A new study analyzing how children who grew up in same-sex parent households have fared as adults is being disputed by some pro-gay groups as questionable, while pro-family groups say it reveals what they have known all along — children tend to fare best when raised in heterosexual households.

The New Family Structures Study, overseen by Mark Regnerus, an associate professor of sociology at The University of Texas at Austin, surveyed 3,000 U.S. adults from ages 18 to 39 and was published in the July issue of Social Science Research journal. Of the respondents, 73 shared that their father had engaged in a same-sex relationship and 163 reported that their mother had done the same. The research organization also concluded that based on their findings, differences have been observed between outcomes of children in same-sex-based intact families and children in cohabiting, divorced, step-, and single-parent families in the large, representative sample.
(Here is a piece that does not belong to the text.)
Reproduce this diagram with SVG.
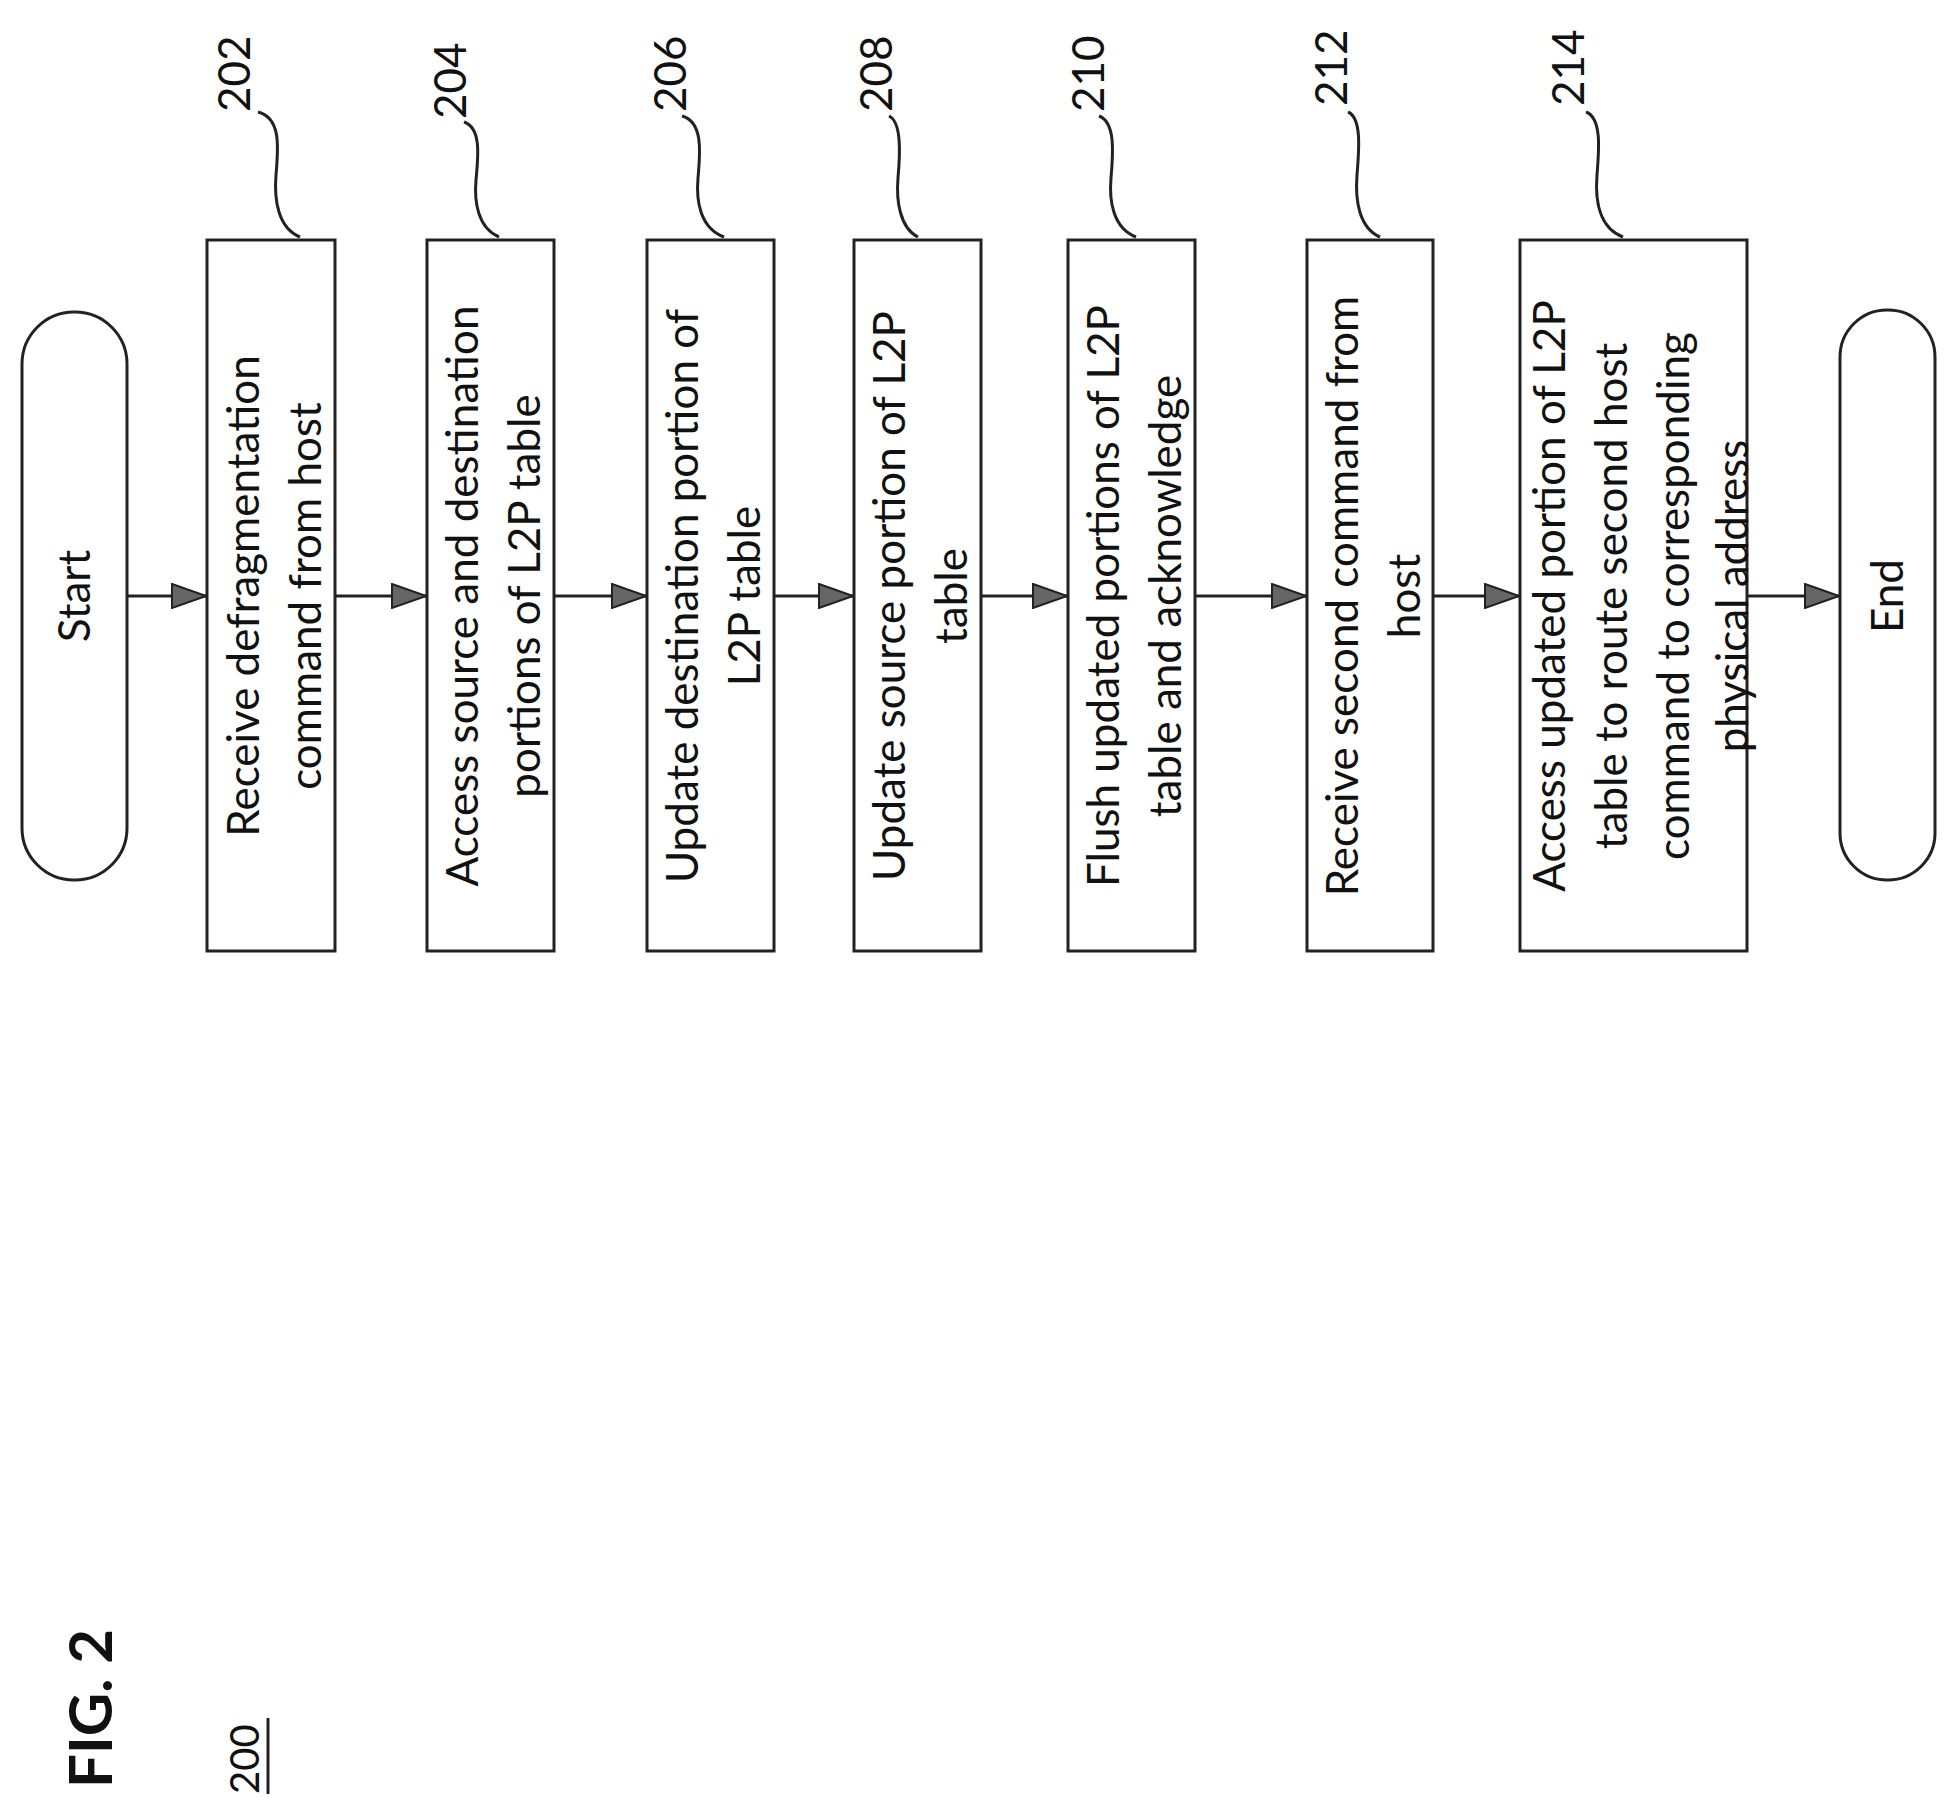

“Children who grow up in a household with only one biological parent are worse off, on average, than children who grow up in a household with both of their biological parents…regardless of whether the resident parent remarries,” the study notes.

The study also adds that differences have recurred between children from same-sex couples and children from heterosexual couples in connection with factors such as health, mortality, suicide risks, drug and alcohol abuse, criminality and incarceration and intergenerational poverty, among others.

“This is by far the best study done on these issues because it is the first national sample survey that we have,” said Patrick F. Fagan, Senior Fellow and Director of the Marriage and Religion Research Institute (MARRI), in a phone interview Monday with The Christian Post.